Written instruction — Collect all the lines that mention the word "Write".
# Dataset extract start
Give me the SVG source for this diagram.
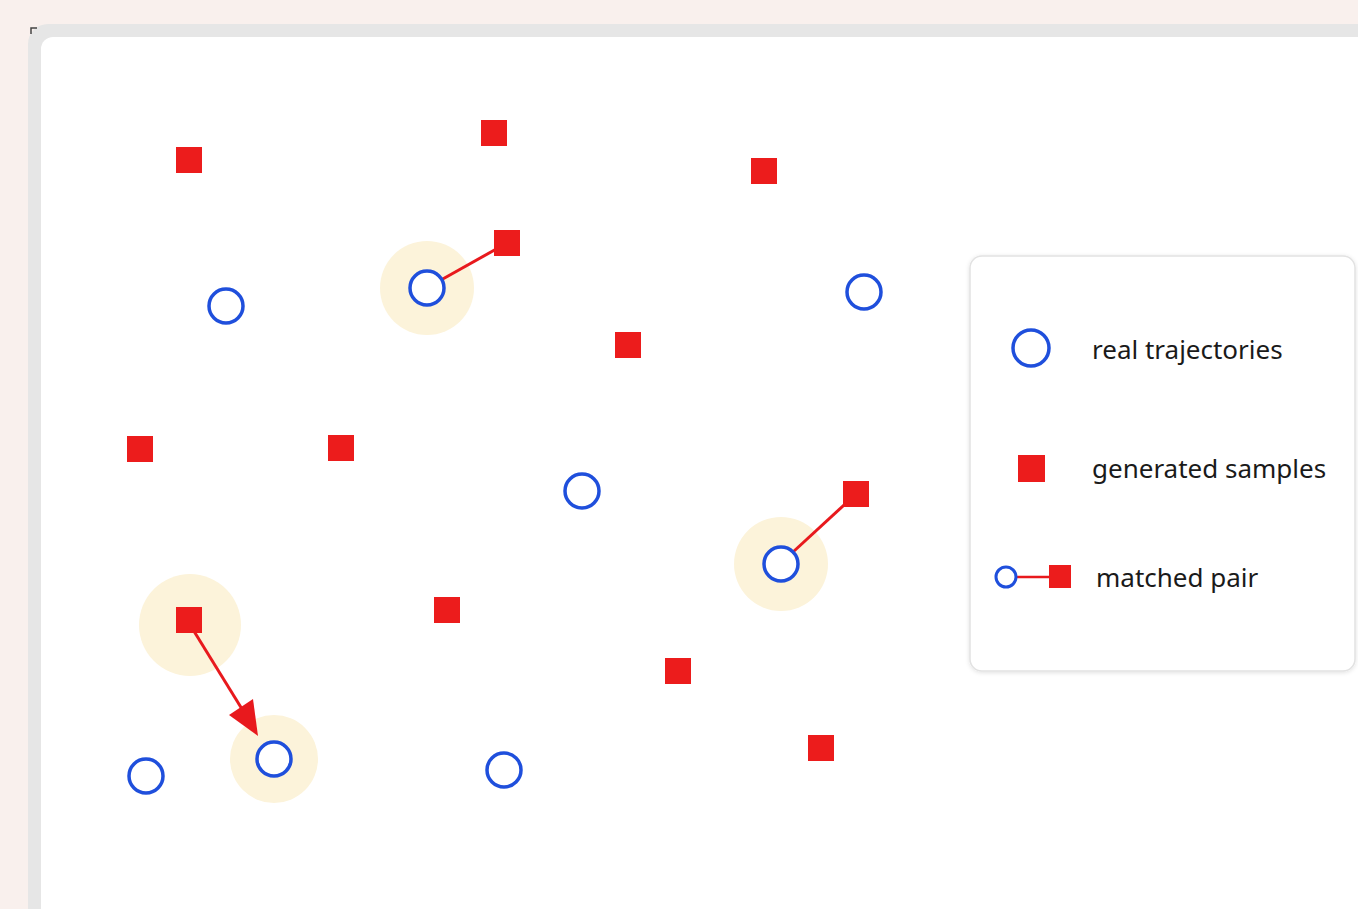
<svg xmlns="http://www.w3.org/2000/svg" width="1358" height="909" viewBox="0 0 1358 909">
<defs>
<style>
.sq{fill:#ec1c1c}
.rc{fill:#ffffff;stroke:#1f4fdc;stroke-width:3.5}
.halo{fill:#fcf3da}
.ln{stroke:#e8191d;stroke-width:3;fill:none}
.lbl{font-family:"Noto Sans","Liberation Sans",sans-serif;font-size:26px;fill:#1a1a1a}
</style>
<filter id="sh" x="-5%" y="-5%" width="110%" height="110%">
<feDropShadow dx="0" dy="1" stdDeviation="2" flood-color="#000" flood-opacity="0.12"/>
</filter>
</defs>
<rect x="0" y="0" width="1358" height="909" fill="#f9f0ed"/>
<rect x="28" y="24" width="1360" height="920" rx="20" fill="#e6e6e6"/>
<rect x="41" y="37" width="1340" height="900" rx="12" fill="#ffffff"/>
<path d="M31,34 V28 H37" stroke="#444" stroke-width="1.5" fill="none"/>

<g id="halos">
<circle class="halo" cx="427" cy="288" r="47"/>
<circle class="halo" cx="781" cy="564" r="47"/>
<circle class="halo" cx="190" cy="625" r="51"/>
<circle class="halo" cx="274" cy="759" r="44"/>
</g>

<g id="connectors">
<line class="ln" x1="441" y1="280" x2="507" y2="243"/>
<line class="ln" x1="793" y1="552" x2="856" y2="494"/>
<line class="ln" x1="192" y1="628" x2="250" y2="722"/>
<path d="M258,736 L229,715 L253,699 z" fill="#e8191d"/>
</g>

<g id="samples">
<rect class="sq" x="176" y="147" width="26" height="26"/>
<rect class="sq" x="481" y="120" width="26" height="26"/>
<rect class="sq" x="751" y="158" width="26" height="26"/>
<rect class="sq" x="494" y="230" width="26" height="26"/>
<rect class="sq" x="615" y="332" width="26" height="26"/>
<rect class="sq" x="127" y="436" width="26" height="26"/>
<rect class="sq" x="328" y="435" width="26" height="26"/>
<rect class="sq" x="843" y="481" width="26" height="26"/>
<rect class="sq" x="176" y="607" width="26" height="26"/>
<rect class="sq" x="434" y="597" width="26" height="26"/>
<rect class="sq" x="665" y="658" width="26" height="26"/>
<rect class="sq" x="808" y="735" width="26" height="26"/>
</g>

<g id="real">
<circle class="rc" cx="226" cy="306" r="17"/>
<circle class="rc" cx="427" cy="288" r="17"/>
<circle class="rc" cx="864" cy="292" r="17"/>
<circle class="rc" cx="582" cy="491" r="17"/>
<circle class="rc" cx="781" cy="564" r="17"/>
<circle class="rc" cx="274" cy="759" r="17"/>
<circle class="rc" cx="146" cy="776" r="17"/>
<circle class="rc" cx="504" cy="770" r="17"/>
</g>

<g id="legend">
<rect x="970" y="256" width="385" height="415" rx="12" fill="#fff" stroke="#e2e2e2" stroke-width="1.5" filter="url(#sh)"/>
<circle class="rc" cx="1031" cy="348" r="18"/>
<text class="lbl" x="1092" y="359">real trajectories</text>
<rect class="sq" x="1018" y="455" width="27" height="27"/>
<text class="lbl" x="1092" y="478">generated samples</text>
<line x1="1016" y1="577" x2="1050" y2="577" stroke="#e8191d" stroke-width="2.5"/>
<circle cx="1006" cy="577" r="10" fill="#fff" stroke="#1f4fdc" stroke-width="3"/>
<rect class="sq" x="1049" y="565" width="22" height="23"/>
<text class="lbl" x="1096" y="587">matched pair</text>
</g>
</svg>
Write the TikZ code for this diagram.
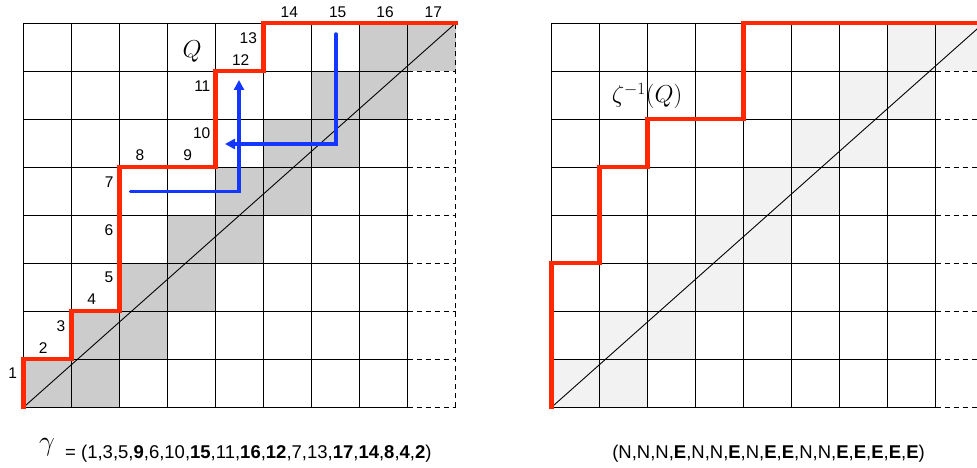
\RequirePackage{fix-cm}
\documentclass[tikz,border=0pt]{standalone}
\usepackage{fontspec}
\setmainfont{Liberation Sans}
\usetikzlibrary{arrows.meta}
\definecolor{pathred}{RGB}{255,40,0}
\definecolor{arrowblue}{RGB}{20,55,255}
\definecolor{cellgray}{RGB}{204,204,204}
\definecolor{cellpale}{RGB}{242,242,242}
\begin{document}
\begin{tikzpicture}[x=1pt,y=-1pt,
  gridline/.style={line width=1.3pt},
  dashline/.style={line width=1.3pt, dash pattern=on 5pt off 4pt},
  diagline/.style={line width=0.9pt},
  redpath/.style={draw=pathred, line width=4.2pt, line join=miter, line cap=rect},
  bluearrow/.style={draw=arrowblue, line width=3.5pt, line cap=round, line join=miter, -{Triangle[length=10pt,width=10pt]}},
  steplabel/.style={font=\fontsize{15.5}{18}\selectfont, inner sep=0pt},
  mathlabel/.style={font=\fontsize{24.5}{28}\selectfont, inner sep=0pt},
  seqtext/.style={font=\fontsize{18.5}{22}\selectfont, inner sep=0pt}
  ]
\useasboundingbox (0,0) rectangle (977,468);
\clip (0,0) rectangle (977,468);

% ---------- left grid ----------
\begin{scope}[shift={(23.5,407.3)}, x=48pt, y=48pt]
  \foreach \r in {0,...,7} \fill[cellgray] (\r,\r) rectangle (\r+2,\r+1);
  \foreach \i in {0,...,8} \draw[gridline] (\i,0) -- (\i,8);
  \foreach \j in {0,...,8} \draw[gridline] (0,\j) -- (8,\j);
  \foreach \j in {0,...,8} \draw[dashline] (8,\j) -- (9,\j);
  \draw[dashline] (9,0) -- (9,8);
  \draw[diagline] (0,0) -- (9,8);
  \draw[redpath] (0,0) -- (0,1) -- (1,1) -- (1,2) -- (2,2) -- (2,5) -- (4,5) -- (4,7) -- (5,7) -- (5,8) -- (9,8);
\end{scope}

% ---------- right grid ----------
\begin{scope}[shift={(551.5,407.3)}, x=48pt, y=48pt]
  \foreach \r in {0,...,7} \fill[cellpale] (\r,\r) rectangle (\r+2,\r+1);
  \foreach \i in {0,...,8} \draw[gridline] (\i,0) -- (\i,8);
  \foreach \j in {0,...,8} \draw[gridline] (0,\j) -- (8,\j);
  \foreach \j in {0,...,8} \draw[dashline] (8,\j) -- (9,\j);
  \draw[dashline] (9,0) -- (9,8);
  \draw[diagline] (0,0) -- (9,8);
  \draw[redpath] (0,0) -- (0,3) -- (1,3) -- (1,5) -- (2,5) -- (2,6) -- (4,6) -- (4,8) -- (9,8);
\end{scope}

% ---------- blue arrows ----------
\coordinate (a1s) at (130.5,191.7);
\coordinate (a1c) at (239,191.7);
\coordinate (a1e) at (239,80);
\draw[bluearrow] (a1s) -- (a1c) -- (a1e);
\coordinate (a2s) at (336,34);
\coordinate (a2c) at (336,144);
\coordinate (a2e) at (225,144);
\draw[bluearrow] (a2s) -- (a2c) -- (a2e);

% ---------- step labels ----------
\node[steplabel] (n1) at (12.7,373) {1};
\node[steplabel] (n2) at (43.3,347.7) {2};
\node[steplabel] (n3) at (61,326) {3};
\node[steplabel] (n4) at (91.7,299.3) {4};
\node[steplabel] (n5) at (109,277.7) {5};
\node[steplabel] (n6) at (109,230) {6};
\node[steplabel] (n7) at (109.3,181.7) {7};
\node[steplabel] (n8) at (140,155) {8};
\node[steplabel] (n9) at (187.7,155) {9};
\node[steplabel] (n10) at (201.7,133.3) {10};
\node[steplabel] (n11) at (202.3,85.7) {11};
\node[steplabel] (n12) at (240.7,60) {12};
\node[steplabel] (n13) at (248.3,37.7) {13};
\node[steplabel] (n14) at (289.3,12.3) {14};
\node[steplabel] (n15) at (337.7,12.3) {15};
\node[steplabel] (n16) at (385,12.3) {16};
\node[steplabel] (n17) at (433.3,12.3) {17};

% ---------- math labels ----------
\node[mathlabel] (qlabel) at (192,52) {$Q$};
\node[mathlabel] (zlabel) at (647,96) {$\zeta^{-1}(Q)$};

% ---------- sequences ----------
\node[font=\fontsize{28}{32}\selectfont, inner sep=0pt] (gam) at (47,447) {$\gamma$};
\node[seqtext, anchor=base west] (gtext) at (65,458) {= (1,3,5,\textbf{9},6,10,\textbf{15},11,\textbf{16},\textbf{12},7,13,\textbf{17},\textbf{14},\textbf{8},\textbf{4},\textbf{2})};
\node[seqtext, anchor=base] (ntext) at (768.5,458) {(N,N,N,\textbf{E},N,N,\textbf{E},N,\textbf{E},\textbf{E},N,N,\textbf{E},\textbf{E},\textbf{E},\textbf{E},\textbf{E})};
\end{tikzpicture}
\end{document}
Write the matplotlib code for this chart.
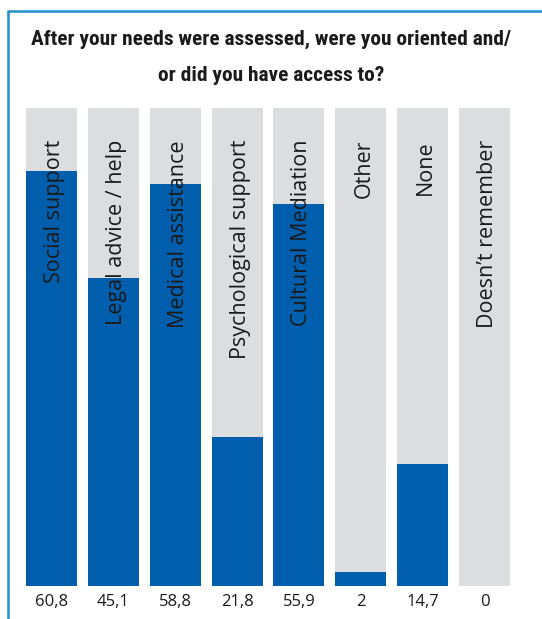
# Dataset extract end
Correct result —
Write the TikZ code for this diagram.
Write the matplotlib code for this chart.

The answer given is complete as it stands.